I can see that I haven’t been explaining myself well. Let me start again. 

Whenever I think I am doing research, I am only really responding to parental figures. I have acquired many of their habits without realising. I am telling you everything I know to be true, I will say. It will be true because I said so. 

I read, as research. I read without attention, preoccupied with my own concerns. I read theory with a sense of self-congratulation, thinking, this theory will surely come in handy. I stuff quotations in my pockets to save for later, thinking up ways to wear the borrowed intelligence, to gracefully accept compliments on how I style it. Thank you, I will say, It’s French. I underline passages, recopy them by hand in private notebooks. I make booklists of things I’ve already read with the intention to read them again, thinking, I will learn it better this time. I will memorize it this time. I set holds at the library and when the book comes available, I forget what had ever been so interesting. I toss books in my bag with optimism, believing I’ll read them on the train. I spend the hours looking out the window instead. 

I return home, as research. I stay at my mother’s house, sifting through 100 years of clutter. I find newspapers, old shoes, dresses that haven’t fit me in 10 years. I pick out furniture with resignation from the down-sized collections of everyone in our family. I walk old routes hoping to remember an older purpose. I walk through a clearcut lot with mountains of dirt that get piled and re-piled as the houses get built in increments. I walk past whole neighbourhoods, dodging streets but hearing the road everywhere. I take pictures of trails, noticing how I edit out the suburbs and the developments almost unconsciously, as if I were wanting to keep to green things, and branching things, subtracting everything else. 

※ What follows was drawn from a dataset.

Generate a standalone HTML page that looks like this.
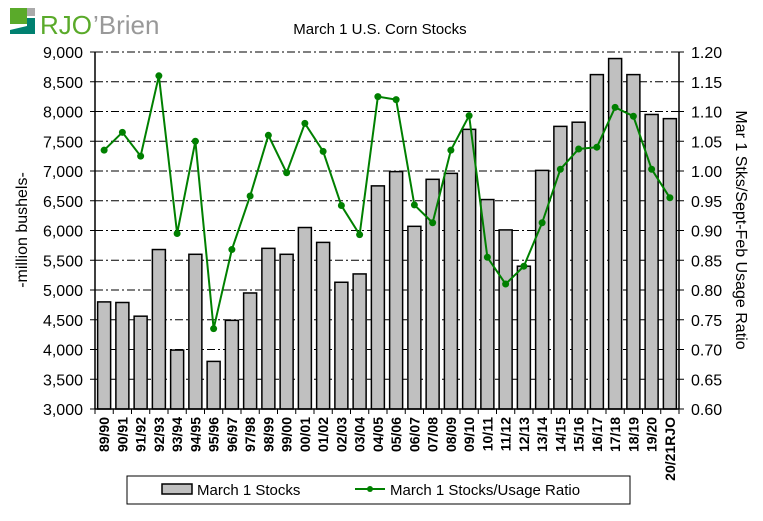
<!DOCTYPE html>
<html><head><meta charset="utf-8"><style>
body{margin:0;background:#fff;}
svg text{font-family:"Liberation Sans",Arial,sans-serif;}
</style></head><body>
<svg width="763" height="516" xmlns="http://www.w3.org/2000/svg">
<g>
<rect x="10" y="8" width="17" height="16" fill="#5aaa2a"/>
<rect x="27" y="8" width="8" height="8" fill="#aaa"/>
<polygon points="10,34 35,34 35,18 27,18 27,26 10,30" fill="#008070"/>
<text x="40" y="34" font-size="26" fill="#5aaa2a" font-family="Liberation Serif">RJO</text>
<text x="93" y="34" font-size="26" fill="#999" font-family="Liberation Serif">’Brien</text>
</g>
<text x="380" y="34" font-size="15" text-anchor="middle">March 1 U.S. Corn Stocks</text>
<g id="grid"></g><g id="bars"></g><g id="line"></g><g id="axes"></g>
<text transform="translate(27,230) rotate(-90)" font-size="16" text-anchor="middle">-million bushels-</text>
<text transform="translate(736,230) rotate(90)" font-size="16" text-anchor="middle">Mar 1 Stks/Sept-Feb Usage Ratio</text>
<g>
<rect x="127" y="476" width="503" height="28" fill="#fff" stroke="#000"/>
<rect x="162" y="484" width="30" height="10" fill="#c0c0c0" stroke="#000" stroke-width="1.5"/>
<text x="197" y="495" font-size="15">March 1 Stocks</text>
<line x1="355" y1="489" x2="385" y2="489" stroke="#008000" stroke-width="2"/>
<circle cx="370" cy="489" r="3" fill="#008000"/>
<text x="390" y="495" font-size="15">March 1 Stocks/Usage Ratio</text>
</g>
</svg>
<script>
const categories=["89/90","90/91","91/92","92/93","93/94","94/95","95/96","96/97","97/98","98/99","99/00","00/01","01/02","02/03","03/04","04/05","05/06","06/07","07/08","08/09","09/10","10/11","11/12","12/13","13/14","14/15","15/16","16/17","17/18","18/19","19/20","20/21RJO"];
const stocks=[4800,4790,4560,5680,3990,5600,3800,4490,4950,5700,5600,6050,5800,5130,5270,6750,6990,6070,6860,6960,7700,6520,6010,5400,7010,7750,7820,8620,8890,8620,7950,7880];
const ratio=[1.035,1.065,1.025,1.16,0.895,1.05,0.735,0.868,0.958,1.06,0.997,1.08,1.033,0.942,0.893,1.125,1.12,0.943,0.913,1.035,1.093,0.855,0.81,0.84,0.913,1.003,1.037,1.04,1.107,1.092,1.003,0.955];
const leftTicks=[3000,3500,4000,4500,5000,5500,6000,6500,7000,7500,8000,8500,9000];
const rightTicks=[0.60,0.65,0.70,0.75,0.80,0.85,0.90,0.95,1.00,1.05,1.10,1.15,1.20];
const NS="http://www.w3.org/2000/svg";
const L=95,R=679,T=52,B=409,step=(R-L)/categories.length;
const y=v=>B-(v-3000)/6000*(B-T);
const y2=v=>B-(v-0.6)/0.6*(B-T);
const cx=i=>L+step*(i+0.5);
function mk(p,tag,a){const e=document.createElementNS(NS,tag);for(const k in a)e.setAttribute(k,a[k]);document.getElementById(p).appendChild(e);return e;}
leftTicks.forEach(v=>{
 if(v>3000){const g=mk('grid','line',{x1:L,x2:R,y1:y(v),y2:y(v),stroke:'#000','stroke-dasharray':'8,3,2,3'});
 
 }
 mk('axes','line',{x1:L-5,x2:L,y1:y(v),y2:y(v),stroke:'#000'});
 const t=mk('axes','text',{x:L-12,y:y(v)+6,'font-size':16,'text-anchor':'end'});t.textContent=v.toLocaleString('en-US');
 
 
});
rightTicks.forEach(v=>{
 mk('axes','line',{x1:R,x2:R+5,y1:y2(v),y2:y2(v),stroke:'#000'});
 const t=mk('axes','text',{x:R+12,y:y2(v)+6,'font-size':16});t.textContent=v.toFixed(2);
 
 
});
stocks.forEach((v,i)=>{
 const b=mk('bars','rect',{x:cx(i)-6.5,y:y(v),width:13,height:B-y(v),fill:'#c0c0c0',stroke:'#000','stroke-width':1.5});
 
 
});
const pts=ratio.map((v,i)=>cx(i)+','+y2(v)).join(' ');
const pl=mk('line','polyline',{points:pts,fill:'none',stroke:'#008000','stroke-width':2});


ratio.forEach((v,i)=>{const c=mk('line','circle',{cx:cx(i),cy:y2(v),r:3.5,fill:'#008000'});
 
 });
mk('axes','line',{x1:L,x2:L,y1:T,y2:B,stroke:'#000','stroke-width':1.5});
mk('axes','line',{x1:R,x2:R,y1:T,y2:B,stroke:'#000','stroke-width':1.5});
mk('axes','line',{x1:L,x2:R,y1:B,y2:B,stroke:'#000','stroke-width':1.5});
mk('axes','line',{x1:L,x2:R,y1:T,y2:T,stroke:'#000','stroke-dasharray':'8,3,2,3'});
categories.forEach((c,i)=>{
 mk('axes','line',{x1:L+step*i,x2:L+step*i,y1:B,y2:B+5,stroke:'#000'});
 const t=mk('axes','text',{transform:`translate(${cx(i)+5},417) rotate(-90)`,'font-size':14,'font-weight':'bold','text-anchor':'end'});
 t.textContent=c;
 
 
});
mk('axes','line',{x1:R,x2:R,y1:B,y2:B+5,stroke:'#000'});
</script>
</body></html>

I draw, as research. I draw the view from the window in the living room of my mother’s house. I become impatient with my lack of skill, abandon the drawing, turn to the next page. I swap the subject of the window for a glass vase with a crystalline pattern, observing the refraction make a new thing. I dip in and out of attention, I drift. I stare at the page with other images in mind, pulled to distraction. I keep returning to the same kinds of images, as if I were trying to make them open up by doubling back, like finding another entrance by trying the same door. As I say this, I realise that this hoped-for transformation might also be the same experience as dying, of being engaged in some daily repetition until it finally expands. I imagine a cycle that would erode with its reiteration, like some small friction wearing down a turning wheel. I imagine my great-grandmother calling her own phone line when the house was on fire,[5] drawing a loop that would break itself, like pulling on a knot too hard and breaking the string at the join. 

I experience migraines, I claim it as research. I show up to the studio on a Sunday and feel immediately knocked out. I lie on the floor, trying to retrieve the day by finding a way to work somehow, looking for audiobooks in a haze. I listen to the introduction of The Body in Pain (1985) in the dark. I pause the audiobook thinking, I am being ridiculous. I think of how in the movie Contact (1997) when Jodie Foster is in the pod of the transporter, the translucence of the bottom of her pod looks like a migraine aura, like a gasoline spill on a field of vision, and how her singular witnessing of her travels is only corroborated by radio static. On her return home she is taken to be untrustworthy, unbelievable. If “to have pain is to have certainty, to hear about pain is to have doubt “[4], then maybe the same is true of experience, and of vision, how something real could greet you with such intensity that it would swallow you in its dimension, make you incoherent, subtract you from your credibility, leave you with observations of the world that could have no audience. In moments of pain or loss or even discovery I lose the ability to speak, become overwhelmed, blurred, confused. I find my way back in the waiting. I continue to wait, as research. 

The best thing I have hoped to be is a witness, but everything I keep is an abbreviation. My mother has often told me about a scar I have on my bottom lip, which she says that I acquired as a toddler. She will also mention the fact that only she can notice it, which is true. I can never find what she’s referring to- it seems to exist outside of my own knowledge of my own body. I have generally taken my mother’s recognition to mean that the early part of my life exists entirely in what my parents remember of it, like before I developed the capacity to remember, my existence was distributed between my smaller self and whoever was watching me. I imagine this observation to be reciprocal. I had this feeling when my father died that I was tasked with remembering as much as I could, like something inarticulable but necessary could be found and kept if I paid enough attention. This was a response to loss, of course, like developing a fear of forgetting, but in some ways, it was the same sensation as reading a book that was too dense for you in the moment, like skating on the surface of the grammar without being able to take in the meaning.

I’ve been trying to write a theory of form and finding. Finding what is sort of the problem, let alone finding the why. I press on this problem until it becomes a bruise. The bruise is its own security, the proof of having tried, but as I go on I lose track of my intention, become caught up in the impulse. I find my way back in the looking, but even then I’m turned back at the entrance. I looked at someone’s ear once and got startled because I couldn’t tell where the hole ended. I also couldn’t figure out the way in. 


Notes

1. Tim desClouds, “Life Drawing Notes”, instruction 8.  

2. This text was written in my windowless graduate studio at the University of Toronto.

3. John Ashbery, "No Longer Very Clear," poem in Something Close to Music (New York: David Zwirner Books, 2022), pg 85. 

4. Marie-Therese McGuinness, Across More M T Spaces on an Even Faster Fate Trainnnnnnnn (Toronto: Back of the Bike Publishing), 1991, pg 3.  

5. Elaine Scarry, The Body in Pain: The Making and Unmaking of the World (New York; Oxford University Press, 1985), pg 13.